Overblown rhetoric on Brussels bombings just fuels the flames

opinions

March 23, 2016 - 12:00 AM

A knee-jerk reaction to horror is to pull in. Cocoon. 

Which is exactly what the terrorists who set off bombs in Brussels Tuesday want the world to do.

Instead, we must stand firm in denouncing them as barbarians and maintaining our resolve not to be intimidated.

We also must not go overboard in saying every Muslim needs to be watched, as Sen. Ted Cruz did in his suggestion that here in the United States police should search Muslim households. That’s outright religious profiling.

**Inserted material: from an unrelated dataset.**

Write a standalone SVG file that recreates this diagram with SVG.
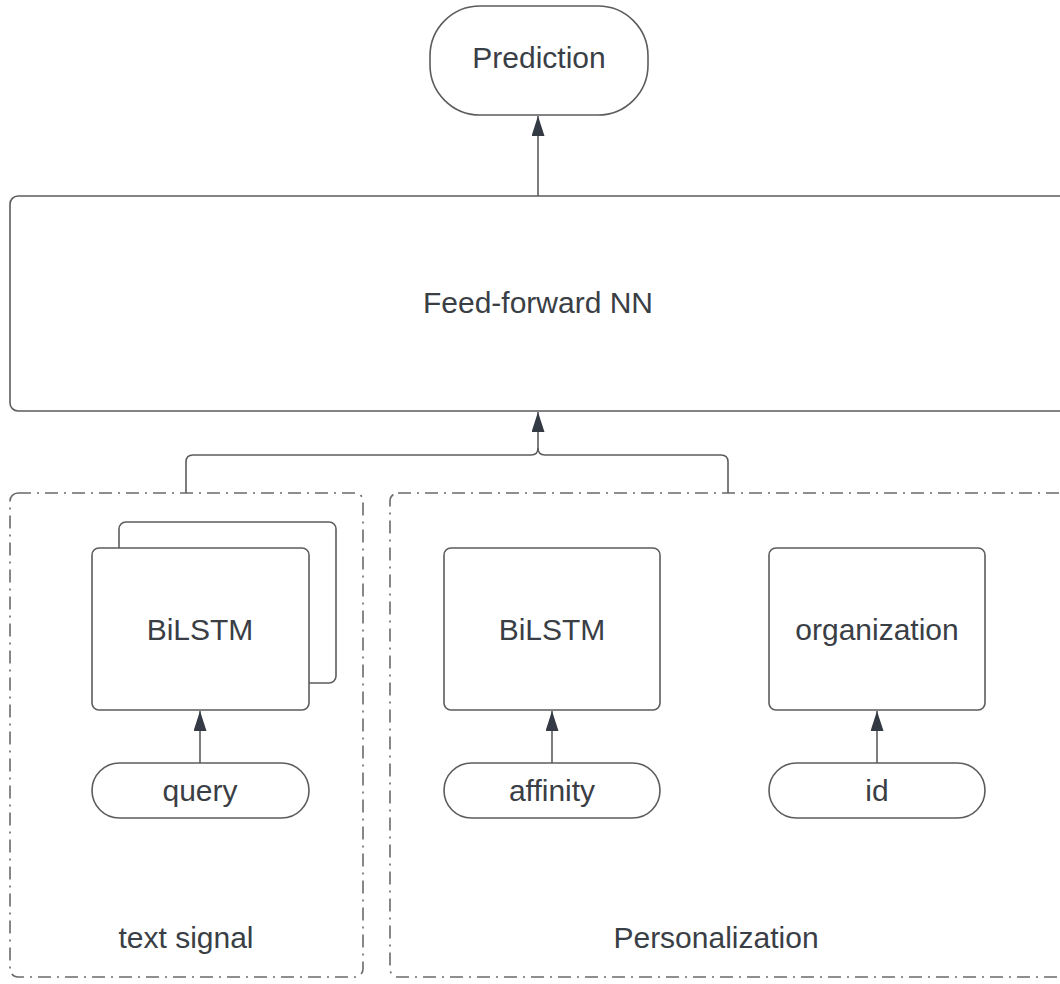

Nor should the U.S. military use its “full force and fury” to defeat the Islamic State group — another suggestion by the war-mongering Cruz, who earlier proposed carpet-bombing entire swaths of the Middle East, a violation of the War Crimes Act.

Instead, the United States should stay the course in building international solidarity against the terrorists as well as maintain its successful course in stealth attacks.

Much to the dismay of those thirsty for the battlefield, the president’s course of site-specific drone attacks has proven to be an effective means of combating terrorism with minimal cost and loss to the United States, especially in terms of our sons and daughters.

And lest we forget, when the president surveyed Congress as to its support of invading Syria in 2013, he received a resounding no from Democrats and a tepid, but equally affirmative, answer from Republicans.

After the wars in Iraq and Afghanistan, the United States does not have the stomach to launch another invasion in the Middle East.

The reason?

They don’t make the situation better.

Which does not mean the United States sits idly by while such despots terrorize the innocent. Not that it could. The world looks to the United States for leadership, which is a burden as much as it is a privilege, and requires measured responses and careful weighing of the myriad “fires” calling for our attention.

“There is no way we should commit to governing the Middle East and north Africa,” Obama replied recently to requests for more intervention. “That would be a basic, fundamental mistake.”

The Middle East, in other words, must be made to take responsibility for the fostering of radical extremism.